There is never enough time in the day.
Though more time would mean I would be even busier so I am not sure more time would really help.
This morning I was stepping on magnets, jumping over laundry piles, wondering how my shower got so disgusting so fast, and not understanding how there are always dirty sippy cups. I have had the same to-do list with the same items on it for a week now. At the end of the night I am exhausted but then look around and I have accomplished NOTHING at home. Yes, I worked all day and my kids are alive and fed but seriously, how long are those dirty blankets going to stay in the hallway?
As a working mom I already feel as though I spend WAY too much time away from my children already. So the time I do have I don’t want to spend it cleaning! Oh and let’s not forget I also have a spouse that I would like to hang out with as well. But nothing says romance like “hey baby, aren’t these panties sexy? Can you help me fold them?”
WORK-FAMILY BALANCE is a bunch of bullshit. It’s more like work, family, house, friends, and me balance. Seriously, how am I supposed to be a good mom, an attentive wife, have a clean house (and clean clothes), be a great friend, take care of myself (working out, eating right, having “me” time), or yea and have a career?
Then this morning I got to thinking: Why is it a bad thing that I don’t have it all together? Why as moms are we made to feel guilty about dirty floors and messy kitchens? Dads for damn sure don’t care! So why do we?
I’m stressing myself out trying to meet these unrealistic expectations. “Invisible work” is weighing me down. My mind is constantly thinking of things no one else in my family is worried about. Are we out of shower gel? Did I buy enough meat for dinner? What should we bring for show and tell? We are out of toilet paper and paper towel. Honestly being a woman is exhausting.
Today I decided to cut the crap.
Are the clothes washed and clean? Yes! So who gives a damn if they aren’t folded and put away?
Has my kid had the ipad for longer than he should? Yes, but he’s quiet and I get to sit down for more than 5 minutes.

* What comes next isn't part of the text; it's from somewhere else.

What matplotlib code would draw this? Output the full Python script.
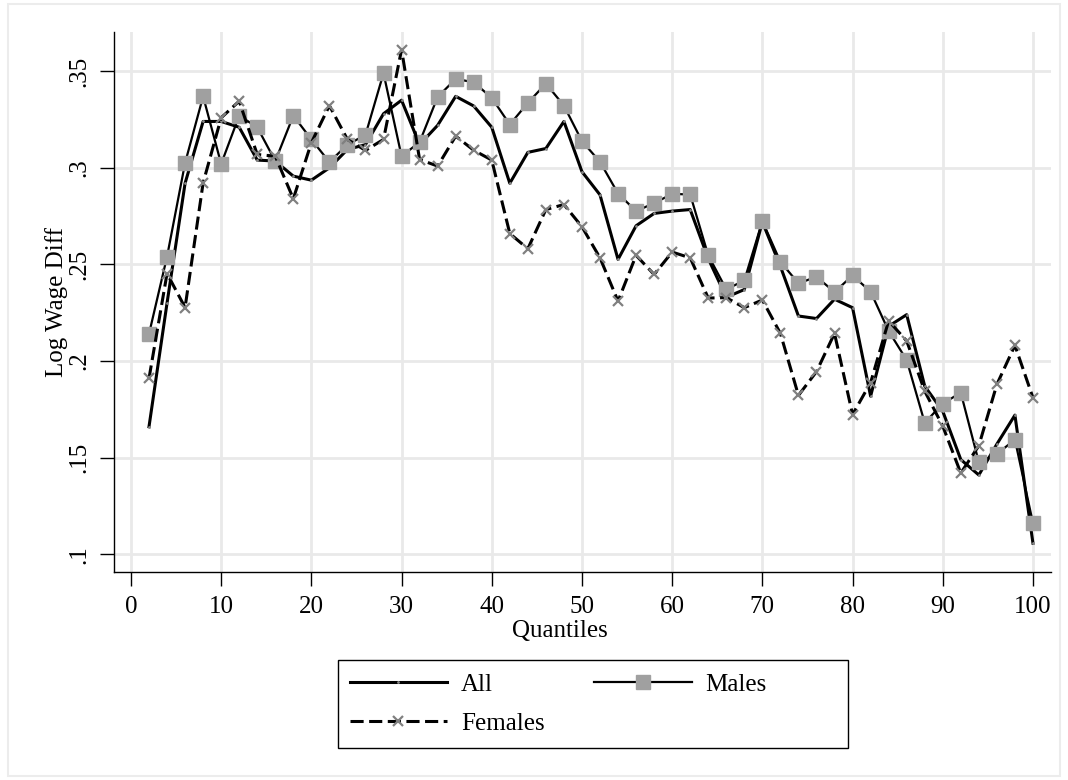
import matplotlib
matplotlib.use("Agg")
import matplotlib.pyplot as plt
from matplotlib.patches import Rectangle

# ==========================================================
# DATA
# ==========================================================

quantiles = list(range(2, 101, 2))

all_diff = [
    0.166, 0.230, 0.292, 0.324, 0.324, 0.321, 0.304, 0.3035, 0.2957, 0.2936,
    0.300, 0.3095, 0.312, 0.328, 0.335, 0.312, 0.322, 0.337, 0.332, 0.321,
    0.292, 0.308, 0.310, 0.324, 0.298, 0.286, 0.2526, 0.270, 0.2764, 0.2776,
    0.2784, 0.253, 0.233, 0.237, 0.272, 0.249, 0.2233, 0.222, 0.232, 0.2276,
    0.1818, 0.218, 0.224, 0.187, 0.174, 0.149, 0.141, 0.157, 0.172, 0.1057,
]

males_diff = [
    0.214, 0.254, 0.3025, 0.337, 0.302, 0.327, 0.321, 0.3035, 0.327, 0.3147,
    0.303, 0.312, 0.317, 0.349, 0.306, 0.3133, 0.3367, 0.346, 0.3443, 0.3362,
    0.3224, 0.3336, 0.3436, 0.3322, 0.3138, 0.3031, 0.2867, 0.2776, 0.2817, 0.2865,
    0.2862, 0.2547, 0.2371, 0.2417, 0.2724, 0.2514, 0.2402, 0.2436, 0.2357, 0.2443,
    0.2359, 0.2155, 0.2005, 0.168, 0.178, 0.1836, 0.1476, 0.1519, 0.1593, 0.1161,
]

females_diff = [
    0.191, 0.2453, 0.2277, 0.2922, 0.3259, 0.3345, 0.3069, 0.306, 0.284, 0.313,
    0.3322, 0.3147, 0.309, 0.3147, 0.3612, 0.3043, 0.3009, 0.3164, 0.3091, 0.304,
    0.266, 0.2581, 0.2784, 0.281, 0.2695, 0.2534, 0.231, 0.2547, 0.2448, 0.2564,
    0.2534, 0.2326, 0.2328, 0.2276, 0.2316, 0.2143, 0.1822, 0.1945, 0.2143, 0.1723,
    0.1888, 0.2208, 0.2104, 0.1844, 0.1663, 0.142, 0.1562, 0.1879, 0.2081, 0.181,
]

x_ticks = list(range(0, 101, 10))
y_ticks = [0.1, 0.15, 0.2, 0.25, 0.3, 0.35]
y_tick_labels = [".1", ".15", ".2", ".25", ".3", ".35"]

# ==========================================================
# STYLE
# ==========================================================

plt.rcParams["font.family"] = ["Liberation Serif", "DejaVu Serif"]
plt.rcParams["font.size"] = 18

grid_color = "#e9e9e9"

# ==========================================================
# PLOT
# ==========================================================

fig = plt.figure(figsize=(10.68, 7.8), dpi=100)
ax = fig.add_axes([114 / 1068, 1 - 572 / 780, 937 / 1068, 540 / 780])

line_all, = ax.plot(
    quantiles, all_diff,
    color="black", linewidth=2.2,
    marker=".", markersize=2, markerfacecolor="#888888", markeredgecolor="#888888",
    label="All", zorder=3
)

line_males, = ax.plot(
    quantiles, males_diff,
    color="black", linewidth=1.6,
    marker="s", markersize=9.5, markerfacecolor="#a0a0a0", markeredgecolor="#a0a0a0",
    label="Males", zorder=4
)

line_females, = ax.plot(
    quantiles, females_diff,
    color="black", linewidth=2.2, linestyle=(0, (4.3, 1.8)),
    marker="x", markersize=6.5, markeredgewidth=1.6, markeredgecolor="#808080",
    label="Females", zorder=5
)

ax.set_xlim(-1.88, 102.0)
ax.set_ylim(0.0908, 0.3703)

ax.set_xticks(x_ticks)
ax.set_yticks(y_ticks)
ax.set_yticklabels(y_tick_labels, rotation=90, va="center")

ax.tick_params(axis="both", direction="out", length=10, width=1, colors="black")
ax.tick_params(axis="x", pad=7)
ax.tick_params(axis="y", pad=7)

ax.grid(True, color=grid_color, linewidth=2)
ax.set_axisbelow(True)

for side in ["top", "right"]:
    ax.spines[side].set_visible(False)
for side in ["left", "bottom"]:
    ax.spines[side].set_linewidth(1)
    ax.spines[side].set_color("black")

ax.set_xlabel("Quantiles")
ax.xaxis.set_label_coords((560 - 114) / 937, (572 - 620) / 540)
ax.xaxis.label.set_va("top")

ax.set_ylabel("Log Wage Diff")
ax.yaxis.set_label_coords((68 - 114) / 937, 0.5)

# ==========================================================
# LEGEND
# ==========================================================

# column-major fill: col 1 = All, Females ; col 2 = Males
leg = fig.legend(
    [line_all, line_females, line_males],
    ["All", "Females", "Males"],
    ncol=2, frameon=False,
    loc="center left",
    bbox_to_anchor=(327 / 1068, 1 - 704 / 780),
    handlelength=3.9, handletextpad=0.55, columnspacing=2.0,
    labelspacing=0.65, borderpad=0.4, fontsize=18
)

fig.patches.append(Rectangle(
    (338 / 1068, 1 - 748 / 780), 510 / 1068, 88 / 780,
    transform=fig.transFigure, fill=False, edgecolor="black", linewidth=1
))

# outer graph region outline
fig.patches.append(Rectangle(
    (8 / 1068, 4 / 780), 1052 / 1068, 772 / 780,
    transform=fig.transFigure, fill=False, edgecolor="#ececec", linewidth=1.5
))

# ==========================================================
# SAVE
# ==========================================================

fig.savefig("out.png", dpi=100)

Is it night #3 of pancakes and sausage for dinner because I can’t take the “I don’t like this, I don’t want to eat that” routine? Yup.
Do I complain about missing my kids while I’m at work but then go workout for an hour when I get home? Guilty.
I’ve stopped listening to what other people or the internet says is the right way for me to be a mother, a wife, or a career woman. Sometimes the dishes will soak for nights at a time because we want to play a board game. Some nights I will miss out on being well rested because I would rather spend time with the husband. Sometimes I will give myself the time I need to be alone in order to recharge. And there will be times I miss out on field trips and drop offs at school because I have time work in order to provide.
Is it a crime to be just “OK” at life?
If ok means my children are happy I’ll take it. If ok means my 4 year old can read “Cat in the Hat” and my 1 year old can recognize numbers and letters already…. Sounds like I’m winning. If ok means I can be with the same man for 11 years and still smile when I write about him at this moment, that doesn’t seem too bad. If ok means I get exceptional reviews at work and am excelling in my career and personal side endeavors, consistently working out 3 times a week, and still manage to keep the same friends I’ve had since grade school…. I’m killing it.
Sure sometimes I’ll wear the same bra for a week or leggings to work and make them seem professional but whatever. Life doesn’t come with a manual (but thank God for wine), so I’m not trippin’. Show me a perfect mom and I’ll show you a leprechaun, riding a unicorn with a vampire, to the North Pole, pooping gold….. exactly.
Keep your Folgers close, but your Chardonnay closer.